En effet, l'Albanie présente certains avantages, notamment géographiques, en raison de sa proximité et de la facilité d'un possible transport des stocks par voie maritime. En outre, elle dispose d'une expérience particulière dans le domaine de la neutralisation d'arsenal chimique. En 2007, elle a été le premier pays à détruire son propre arsenal chimique.
Ces stocks - près de 16 tonnes, notamment du gaz moutarde de facture ancienne –- auraient été importés dans les années 1970 d'une provenance non spécifiée. Ils ont été découverts fin 2002 dans des bunkers à quelques dizaines de kilomètres de Tirana, parmi les centaines de milliers d'abris construits au cours des décennies précédentes dans tout le pays. La destruction des stocks avait été financée par les Etats-Unis, à hauteur de 35 millions d'euros. Le département de la défense américain avait supervisé l'opération.
Prudence du gouvernement albanais
Dans le cas de l'arsenal syrien, toutefois, l'ampleur des stocks à éradiquer et les conditions de sécurité en Albanie posent un défi d'une autre ampleur. Or, le temps presse pour Washington. L'Organisation pour l'interdiction des armes chimiques (OIAC) a annoncé que ses inspecteurs, arrivés en Syrie il y a un mois, avaient placé des scellés sur l'ensemble du stock de 1 000 tonnes d'agents chimiques et de 290 tonnes d'armes chimiques déclaré par Damas.

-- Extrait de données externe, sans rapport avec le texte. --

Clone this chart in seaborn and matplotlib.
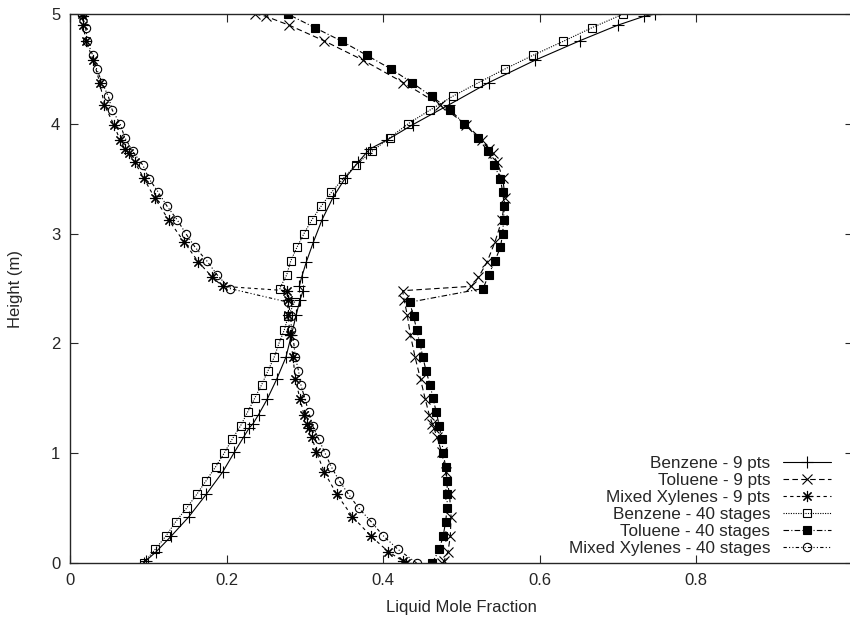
import matplotlib
matplotlib.use('Agg')
import matplotlib.pyplot as plt
import seaborn as sns

# heights of the 9 collocation points per finite element (4 elements of 1.25 m) plus the ends
height_9pts = [0.0, 0.020, 0.102, 0.242, 0.422, 0.625, 0.828, 1.008, 1.148, 1.230,
               1.270, 1.352, 1.492, 1.672, 1.875, 2.078, 2.258, 2.398, 2.480,
               2.520, 2.602, 2.742, 2.922, 3.125, 3.328, 3.508, 3.648, 3.730,
               3.770, 3.852, 3.992, 4.172, 4.375, 4.578, 4.758, 4.898, 4.980, 5.0]

benzene_9pts = [0.094, 0.097, 0.110, 0.129, 0.152, 0.174, 0.195, 0.210, 0.222, 0.229,
                0.234, 0.241, 0.252, 0.264, 0.276, 0.283, 0.289, 0.294, 0.298,
                0.293, 0.296, 0.302, 0.311, 0.322, 0.336, 0.352, 0.368, 0.378,
                0.383, 0.405, 0.438, 0.484, 0.535, 0.594, 0.652, 0.700, 0.734, 0.748]

toluene_9pts = [0.476, 0.478, 0.483, 0.486, 0.487, 0.485, 0.480, 0.475, 0.469, 0.465,
                0.463, 0.459, 0.454, 0.448, 0.441, 0.435, 0.431, 0.427, 0.425,
                0.513, 0.522, 0.533, 0.543, 0.552, 0.556, 0.553, 0.546, 0.540,
                0.536, 0.527, 0.506, 0.473, 0.426, 0.375, 0.324, 0.280, 0.250, 0.236]

xylenes_9pts = [0.430, 0.425, 0.407, 0.385, 0.361, 0.341, 0.325, 0.315, 0.309, 0.306,
                0.303, 0.299, 0.294, 0.288, 0.285, 0.281, 0.279, 0.278, 0.277,
                0.195, 0.182, 0.164, 0.146, 0.126, 0.108, 0.094, 0.083, 0.075,
                0.070, 0.064, 0.056, 0.044, 0.038, 0.030, 0.020, 0.017, 0.016, 0.015]

# 40 equilibrium stages, one point every 0.125 m
height_40 = [0.0, 0.125, 0.25, 0.375, 0.5, 0.625, 0.75, 0.875, 1.0, 1.125,
             1.25, 1.375, 1.5, 1.625, 1.75, 1.875, 2.0, 2.125, 2.25, 2.375,
             2.5, 2.625, 2.75, 2.875, 3.0, 3.125, 3.25, 3.375, 3.5, 3.625,
             3.75, 3.875, 4.0, 4.125, 4.25, 4.375, 4.5, 4.625, 4.75, 4.875, 5.0]

benzene_40 = [0.094, 0.109, 0.123, 0.135, 0.149, 0.162, 0.174, 0.186, 0.197, 0.207,
              0.218, 0.227, 0.236, 0.245, 0.253, 0.261, 0.267, 0.274, 0.279, 0.287,
              0.268, 0.277, 0.282, 0.290, 0.299, 0.309, 0.321, 0.334, 0.349, 0.365,
              0.386, 0.409, 0.432, 0.460, 0.489, 0.522, 0.556, 0.592, 0.630, 0.667, 0.707]

toluene_40 = [0.463, 0.472, 0.477, 0.480, 0.482, 0.482, 0.482, 0.480, 0.477, 0.475,
              0.472, 0.468, 0.464, 0.460, 0.455, 0.451, 0.447, 0.443, 0.439, 0.434,
              0.528, 0.535, 0.543, 0.550, 0.553, 0.554, 0.555, 0.553, 0.550, 0.542,
              0.534, 0.521, 0.504, 0.486, 0.462, 0.437, 0.410, 0.379, 0.348, 0.313, 0.278]

xylenes_40 = [0.443, 0.419, 0.400, 0.385, 0.369, 0.356, 0.344, 0.334, 0.326, 0.318,
              0.310, 0.305, 0.300, 0.295, 0.292, 0.288, 0.286, 0.283, 0.282, 0.279,
              0.204, 0.188, 0.175, 0.160, 0.148, 0.137, 0.124, 0.113, 0.101, 0.093,
              0.080, 0.070, 0.064, 0.054, 0.049, 0.041, 0.034, 0.029, 0.022, 0.020, 0.015]

series = [
    ('Benzene - 9 pts', benzene_9pts, height_9pts, dict(marker='+', ms=8, linestyle='-')),
    ('Toluene - 9 pts', toluene_9pts, height_9pts, dict(marker='x', ms=7, dashes=(5, 3))),
    ('Mixed Xylenes - 9 pts', xylenes_9pts, height_9pts, dict(marker=(8, 2, 0), ms=8, dashes=(3, 3))),
    ('Benzene - 40 stages', benzene_40, height_40, dict(marker='s', ms=6, mfc='none', dashes=(1, 1.2))),
    ('Toluene - 40 stages', toluene_40, height_40, dict(marker='s', ms=6, mfc='k', dashes=(5, 2, 1, 2))),
    ('Mixed Xylenes - 40 stages', xylenes_40, height_40, dict(marker='o', ms=6, mfc='none', dashes=(3, 2, 1, 2, 1, 2))),
]

sns.set_style('ticks')
plt.rcParams['font.family'] = ['Liberation Sans', 'DejaVu Sans']

fig = plt.figure(figsize=(8.5, 6.19), dpi=100)
ax = fig.add_axes([70 / 850, 56 / 619, 782.5 / 850, 549 / 619])

for name, xs, hs, style in series:
    sns.lineplot(x=xs, y=hs, orient='y', sort=False, estimator=None, ax=ax,
                 color='k', lw=0.8, mec='k', mew=0.8, label=name, **style)

ax.set_xlim(0, 1)
ax.set_ylim(0, 5)
ax.set_xticks([0, 0.2, 0.4, 0.6, 0.8])
ax.set_xticklabels(['0', '0.2', '0.4', '0.6', '0.8'])
ax.set_yticks([0, 1, 2, 3, 4, 5])
ax.tick_params(direction='in', length=6, width=0.8, top=True, right=True,
               labelsize=12, pad=7)
for sp in ax.spines.values():
    sp.set_linewidth(1.0)
    sp.set_visible(True)

ax.set_xlabel('Liquid Mole Fraction', fontsize=12, labelpad=9)
ax.set_ylabel('Height (m)', fontsize=12, labelpad=20)

leg = ax.legend(loc='lower right', bbox_to_anchor=(0.9725, 0.013), frameon=False,
                markerfirst=False, fontsize=12.3, handlelength=2.8, handletextpad=0.75,
                labelspacing=0.12, borderpad=0, borderaxespad=0)

fig.savefig('out.png', dpi=100)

Le conseil exécutif de l'OIAC doit déterminer un calendrier d'ici au 15 novembre. Officiellement, Washington reste optimiste sur la capacité à respecter l'échéance du 30 juin 2014, date butoir à laquelle la destruction devra être achevée. Pour l'heure, le gouvernement albanais reste très prudent dans son expression. Il est confronté à une équation complexe. Investi premier ministre le 15 septembre, après la victoire de son parti aux élections législatives de juin, le socialiste Edi Rama veut préserver l'orientation atlantiste et pro-européenne de son pays.
Figurant parmi les Etats les plus pauvres d'Europe, l'Albanie a besoin de soutiens occidentaux. Mais d'autres considérations entrent aussi en ligne de compte et expliquent l'absence de réponse publique, depuis plusieurs jours, à la demande américaine. En effet, deux jours après son entrée en fonction officielle, Edi Rama a décidé d'interdire l'importation de déchets toxiques, dangereux ou non, tenant ainsi un engagement électoral sur un sujet très sensible en Albanie. En novembre 2011, le gouvernement de centre droit de Sali Berisha avait autorisé l'importation de 55 produits toxiques, provoquant la fureur des organisations de défense de l'environnement.
«Recette pour un désastre»
L'Alliance contre l'importation de déchets (AKIP) avait réuni plus de 64 000 signatures (au-delà de la barre des 50 000 nécessaires), afin d'exiger un référendum sur la question des déchets toxiques. La Cour constitutionnelle avait jugé cette pétition valide. Le référendum devait être organisé fin décembre. C'était avant l'interdiction décidée par le gouvernement Rama.
«Celui-ci est aujourd'hui face à une contradiction majeure, souligne Blendi Kajsiu, l'un des représentants de l'AKIP. En Albanie, les gouvernements ont tendance à être serviles vis-à-vis des alliés occidentaux, américains ou européens. Ils cherchent leur légitimité à l'extérieur. Mais qui prend en compte dans ce cas les intérêts albanais ? Vu les faibles capacités administratives de notre Etat et le haut danger de l'arsenal syrien, on aurait la recette pour un désastre.»
Le 15 mars 2008, une explosion dans un dépôt de munitions situé dans le village de Gerdec, près de Tirana, avait fait 26 morts et des centaines de blessés. Une société américaine avait la charge de détruire ces stocks de munitions anciennes, en partenariat avec le ministère de la défense.
Côtés Français et Belges, le savoir-faire est également avéré et remonte à la Première Guerre mondiale. Des sites spécialisés existent d'ailleurs dans les deux pays. Toutefois, Paris ne confirme pas avoir été sollicité pour accueillir la destruction de l'arsenal chimique syrien.